→ STORED ROWS:
::::::::::
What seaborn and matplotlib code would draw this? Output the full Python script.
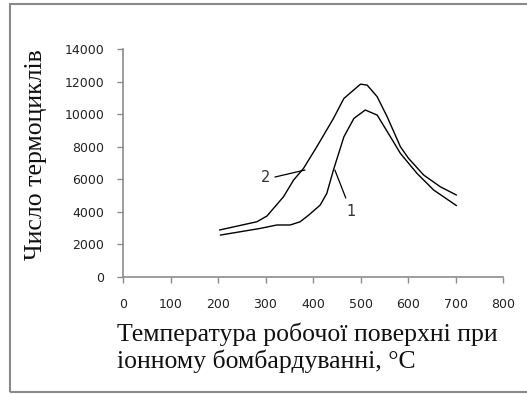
import matplotlib
matplotlib.use("Agg")
import matplotlib.pyplot as plt
import numpy as np
import pandas as pd
import seaborn as sns
from matplotlib.patches import Rectangle

sns.set_style("white")

# Curve 1 (lower) and curve 2 (upper)
temp_1 = [205, 289, 324, 352, 373, 391, 415, 429, 443, 465, 486, 510, 535, 563, 584, 619, 654, 702]
cycles_1 = [2560, 2970, 3180, 3180, 3380, 3790, 4400, 5120, 6560, 8600, 9730, 10250, 9940, 8600, 7580, 6350, 5330, 4370]
temp_2 = [203, 282, 303, 338, 359, 380, 408, 443, 465, 500, 514, 535, 556, 584, 601, 633, 668, 702]
cycles_2 = [2870, 3380, 3730, 4920, 5940, 6660, 7990, 9730, 10960, 11840, 11780, 11070, 9840, 7990, 7280, 6250, 5530, 5020]

x_ticks = [0, 100, 200, 300, 400, 500, 600, 700, 800]
y_ticks = [0, 2000, 4000, 6000, 8000, 10000, 12000, 14000]

x_label = "Температура робочої поверхні при\nіонному бомбардуванні, \u00b0C"
y_label = "Число термоциклів"

df = pd.concat([
    pd.DataFrame({"t": temp_1, "n": cycles_1, "curve": "1"}),
    pd.DataFrame({"t": temp_2, "n": cycles_2, "curve": "2"}),
])

fig = plt.figure(figsize=(5.27, 3.94), dpi=100)
ax = fig.add_axes([0.2334, 0.2977, 0.7211, 0.5779])

sns.lineplot(data=df, x="t", y="n", units="curve", estimator=None,
             color="black", lw=1.0, sort=False, ax=ax, legend=False)

ax.set_xlim(0, 800)
ax.set_ylim(0, 14000)
ax.set_xticks(x_ticks)
ax.set_yticks(y_ticks)
ax.set_xticklabels([str(v) for v in x_ticks])
ax.set_yticklabels([str(v) for v in y_ticks])

for s in ["top", "right"]:
    ax.spines[s].set_visible(False)
for s in ["left", "bottom"]:
    ax.spines[s].set_color("#8c8c8c")
    ax.spines[s].set_linewidth(1.2)

ax.tick_params(axis="y", direction="out", length=4.5, width=1, color="#8c8c8c",
               pad=9, labelsize=9, labelcolor="#222222", left=True)
ax.tick_params(axis="x", direction="out", length=4.5, width=1, color="#8c8c8c",
               pad=11, labelsize=9, labelcolor="#222222", bottom=True)

ax.set_xlabel("")
ax.set_ylabel(y_label, family="Liberation Serif", fontsize=18.5, color="#111111")
ax.yaxis.set_label_coords(-0.2, 0.537)
fig.text(117 / 527, 1 - 322 / 394, x_label, family="Liberation Serif",
         fontsize=18.5, color="#111111", ha="left", va="top", linespacing=1.2)

# curve labels with leader lines
ax.plot([320, 383], [6130, 6560], color="black", lw=0.9)
ax.text(301, 6130, "2", ha="center", va="center", fontsize=10.5, color="#333333")
ax.plot([469, 446], [4840, 6560], color="black", lw=0.9)
ax.text(480, 3980, "1", ha="center", va="center", fontsize=10.5, color="#333333")

# outer frame
fig.patches.append(Rectangle((10 / 527, 2 / 394), 1.0, 388 / 394,
                             transform=fig.transFigure, fill=False,
                             edgecolor="#8a8a8a", lw=1.5, clip_on=False))

fig.savefig("out.png", dpi=100)
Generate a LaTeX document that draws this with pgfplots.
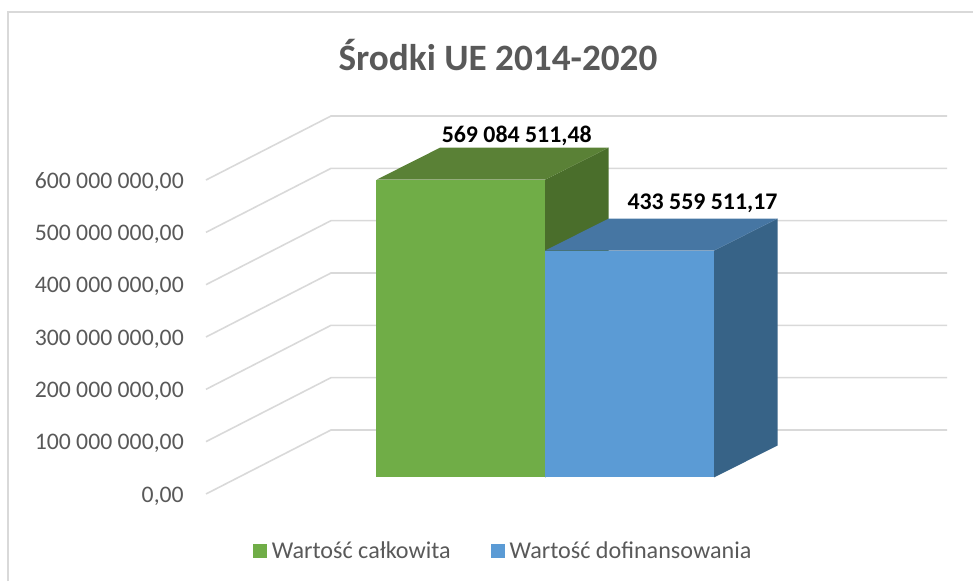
::::::::::
→ WORK REQUIRED:
Repeat the records word for word. Any picture in them should be left out.

→ TASK SOLUTION:
What seaborn and matplotlib code would draw this? Output the full Python script.
import matplotlib
matplotlib.use("Agg")
import matplotlib.pyplot as plt
import numpy as np
import pandas as pd
import seaborn as sns
from matplotlib.patches import Rectangle

sns.set_style("white")

# Curve 1 (lower) and curve 2 (upper)
temp_1 = [205, 289, 324, 352, 373, 391, 415, 429, 443, 465, 486, 510, 535, 563, 584, 619, 654, 702]
cycles_1 = [2560, 2970, 3180, 3180, 3380, 3790, 4400, 5120, 6560, 8600, 9730, 10250, 9940, 8600, 7580, 6350, 5330, 4370]
temp_2 = [203, 282, 303, 338, 359, 380, 408, 443, 465, 500, 514, 535, 556, 584, 601, 633, 668, 702]
cycles_2 = [2870, 3380, 3730, 4920, 5940, 6660, 7990, 9730, 10960, 11840, 11780, 11070, 9840, 7990, 7280, 6250, 5530, 5020]

x_ticks = [0, 100, 200, 300, 400, 500, 600, 700, 800]
y_ticks = [0, 2000, 4000, 6000, 8000, 10000, 12000, 14000]

x_label = "Температура робочої поверхні при\nіонному бомбардуванні, \u00b0C"
y_label = "Число термоциклів"

df = pd.concat([
    pd.DataFrame({"t": temp_1, "n": cycles_1, "curve": "1"}),
    pd.DataFrame({"t": temp_2, "n": cycles_2, "curve": "2"}),
])

fig = plt.figure(figsize=(5.27, 3.94), dpi=100)
ax = fig.add_axes([0.2334, 0.2977, 0.7211, 0.5779])

sns.lineplot(data=df, x="t", y="n", units="curve", estimator=None,
             color="black", lw=1.0, sort=False, ax=ax, legend=False)

ax.set_xlim(0, 800)
ax.set_ylim(0, 14000)
ax.set_xticks(x_ticks)
ax.set_yticks(y_ticks)
ax.set_xticklabels([str(v) for v in x_ticks])
ax.set_yticklabels([str(v) for v in y_ticks])

for s in ["top", "right"]:
    ax.spines[s].set_visible(False)
for s in ["left", "bottom"]:
    ax.spines[s].set_color("#8c8c8c")
    ax.spines[s].set_linewidth(1.2)

ax.tick_params(axis="y", direction="out", length=4.5, width=1, color="#8c8c8c",
               pad=9, labelsize=9, labelcolor="#222222", left=True)
ax.tick_params(axis="x", direction="out", length=4.5, width=1, color="#8c8c8c",
               pad=11, labelsize=9, labelcolor="#222222", bottom=True)

ax.set_xlabel("")
ax.set_ylabel(y_label, family="Liberation Serif", fontsize=18.5, color="#111111")
ax.yaxis.set_label_coords(-0.2, 0.537)
fig.text(117 / 527, 1 - 322 / 394, x_label, family="Liberation Serif",
         fontsize=18.5, color="#111111", ha="left", va="top", linespacing=1.2)

# curve labels with leader lines
ax.plot([320, 383], [6130, 6560], color="black", lw=0.9)
ax.text(301, 6130, "2", ha="center", va="center", fontsize=10.5, color="#333333")
ax.plot([469, 446], [4840, 6560], color="black", lw=0.9)
ax.text(480, 3980, "1", ha="center", va="center", fontsize=10.5, color="#333333")

# outer frame
fig.patches.append(Rectangle((10 / 527, 2 / 394), 1.0, 388 / 394,
                             transform=fig.transFigure, fill=False,
                             edgecolor="#8a8a8a", lw=1.5, clip_on=False))

fig.savefig("out.png", dpi=100)
Generate a LaTeX document that draws this with pgfplots.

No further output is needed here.